Directions for this task: With the images removed, repeat the data below exactly.

Exercise materials:
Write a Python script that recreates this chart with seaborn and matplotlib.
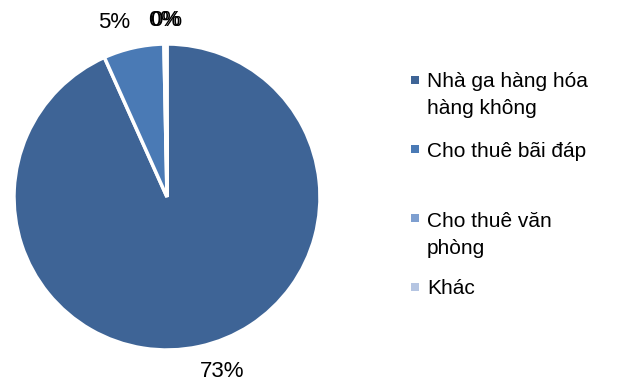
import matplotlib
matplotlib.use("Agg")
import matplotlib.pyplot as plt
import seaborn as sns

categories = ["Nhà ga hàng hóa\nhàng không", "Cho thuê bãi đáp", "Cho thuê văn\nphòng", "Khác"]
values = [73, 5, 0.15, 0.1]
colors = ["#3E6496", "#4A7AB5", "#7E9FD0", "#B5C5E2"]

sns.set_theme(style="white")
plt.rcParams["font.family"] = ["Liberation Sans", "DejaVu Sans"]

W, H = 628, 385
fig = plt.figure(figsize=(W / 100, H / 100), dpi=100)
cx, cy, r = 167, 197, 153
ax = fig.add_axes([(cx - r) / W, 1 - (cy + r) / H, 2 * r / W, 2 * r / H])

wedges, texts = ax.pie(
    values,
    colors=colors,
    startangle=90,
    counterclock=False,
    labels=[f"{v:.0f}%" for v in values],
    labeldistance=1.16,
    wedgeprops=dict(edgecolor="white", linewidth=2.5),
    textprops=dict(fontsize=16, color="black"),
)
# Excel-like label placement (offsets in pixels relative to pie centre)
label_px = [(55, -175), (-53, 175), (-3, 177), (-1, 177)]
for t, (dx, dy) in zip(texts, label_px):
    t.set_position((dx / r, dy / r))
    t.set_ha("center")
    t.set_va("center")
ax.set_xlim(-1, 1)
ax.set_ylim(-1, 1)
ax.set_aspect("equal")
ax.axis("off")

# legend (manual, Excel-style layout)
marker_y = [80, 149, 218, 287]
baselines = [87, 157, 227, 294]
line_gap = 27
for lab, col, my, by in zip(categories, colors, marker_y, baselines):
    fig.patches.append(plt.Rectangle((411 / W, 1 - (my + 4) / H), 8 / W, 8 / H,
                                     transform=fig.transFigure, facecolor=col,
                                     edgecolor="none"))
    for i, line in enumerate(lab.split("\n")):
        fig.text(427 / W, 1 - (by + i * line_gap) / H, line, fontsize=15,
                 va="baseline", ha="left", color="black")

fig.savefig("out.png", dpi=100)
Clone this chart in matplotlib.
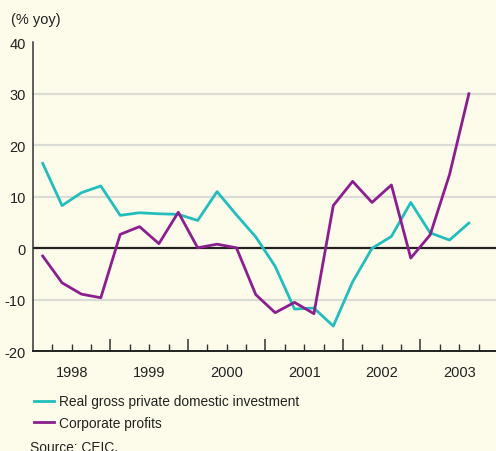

Exercise output:
Write a Python script that recreates this chart with seaborn and matplotlib.
import matplotlib
matplotlib.use("Agg")
import matplotlib.pyplot as plt
import seaborn as sns

categories = ["Nhà ga hàng hóa\nhàng không", "Cho thuê bãi đáp", "Cho thuê văn\nphòng", "Khác"]
values = [73, 5, 0.15, 0.1]
colors = ["#3E6496", "#4A7AB5", "#7E9FD0", "#B5C5E2"]

sns.set_theme(style="white")
plt.rcParams["font.family"] = ["Liberation Sans", "DejaVu Sans"]

W, H = 628, 385
fig = plt.figure(figsize=(W / 100, H / 100), dpi=100)
cx, cy, r = 167, 197, 153
ax = fig.add_axes([(cx - r) / W, 1 - (cy + r) / H, 2 * r / W, 2 * r / H])

wedges, texts = ax.pie(
    values,
    colors=colors,
    startangle=90,
    counterclock=False,
    labels=[f"{v:.0f}%" for v in values],
    labeldistance=1.16,
    wedgeprops=dict(edgecolor="white", linewidth=2.5),
    textprops=dict(fontsize=16, color="black"),
)
# Excel-like label placement (offsets in pixels relative to pie centre)
label_px = [(55, -175), (-53, 175), (-3, 177), (-1, 177)]
for t, (dx, dy) in zip(texts, label_px):
    t.set_position((dx / r, dy / r))
    t.set_ha("center")
    t.set_va("center")
ax.set_xlim(-1, 1)
ax.set_ylim(-1, 1)
ax.set_aspect("equal")
ax.axis("off")

# legend (manual, Excel-style layout)
marker_y = [80, 149, 218, 287]
baselines = [87, 157, 227, 294]
line_gap = 27
for lab, col, my, by in zip(categories, colors, marker_y, baselines):
    fig.patches.append(plt.Rectangle((411 / W, 1 - (my + 4) / H), 8 / W, 8 / H,
                                     transform=fig.transFigure, facecolor=col,
                                     edgecolor="none"))
    for i, line in enumerate(lab.split("\n")):
        fig.text(427 / W, 1 - (by + i * line_gap) / H, line, fontsize=15,
                 va="baseline", ha="left", color="black")

fig.savefig("out.png", dpi=100)
Clone this chart in matplotlib.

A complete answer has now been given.